Where others saw a huge, empty old building at Millworks, Casselli saw potential. He began designing the new Nonstop center in October and, with the help of Antioch College alumni Gerry Bellow, Tim Noble and Meg Fleck, worked much of the fall turning the vision into reality.

The new Nonstop headquarters has two components, an area for staff offices and one for a central community space. For both, Casselli wanted to create as much natural light and warmth as possible, to enhance a feeling of hominess. He also aimed to use green practices and recycled materials as much as possible.

The public is invited to see the results on Friday. In the office area, walls separating the offices rise up to a foot below the ceiling, so that offices share both light and warmth. Much of the lighting comes from solar tubes in the roof that capture natural light. On a sunny day, the solar tubes provide all the light needed, Casselli said.
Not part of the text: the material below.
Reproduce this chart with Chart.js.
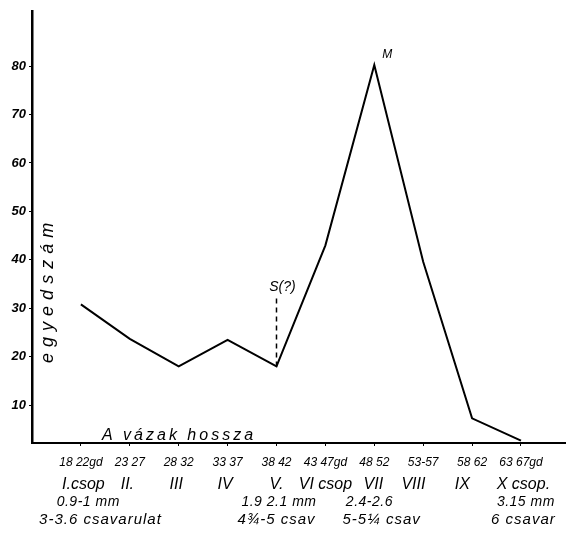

In the community area, Casselli designed a loft for community government, as well as an open-walled library and seating areas. He plans to build movable walls that can be used to create meeting spaces or present exhibits, and meetings will be held in a portable geodesic dome. An atrium at the entrance will provide more natural light.

Throughout the process, he sought input from Nonstop faculty, staff and students, Caselli said.

“I tried to keep it about community as much as possible,” he said. “It’s important that people care about this space.”

Nonstop students have contributed to the new space in a variety of ways, and in recent weeks could be found putting on finishing touches before the open house.

Not surprisingly, Nonstop leaders have incorporated the creation of their new space into their learning experience. While most elements of the new space are created so that they can also be used on the Antioch campus should efforts to reopen the college succeed, they offer a material home for the flexible and creative educational endeavor that is Nonstop.

“The decisions made about the space, the sensitivity to the environment and to community, became a metaphor for Nonstop,” Chris Hill said. “It became a teaching opportunity for us all.”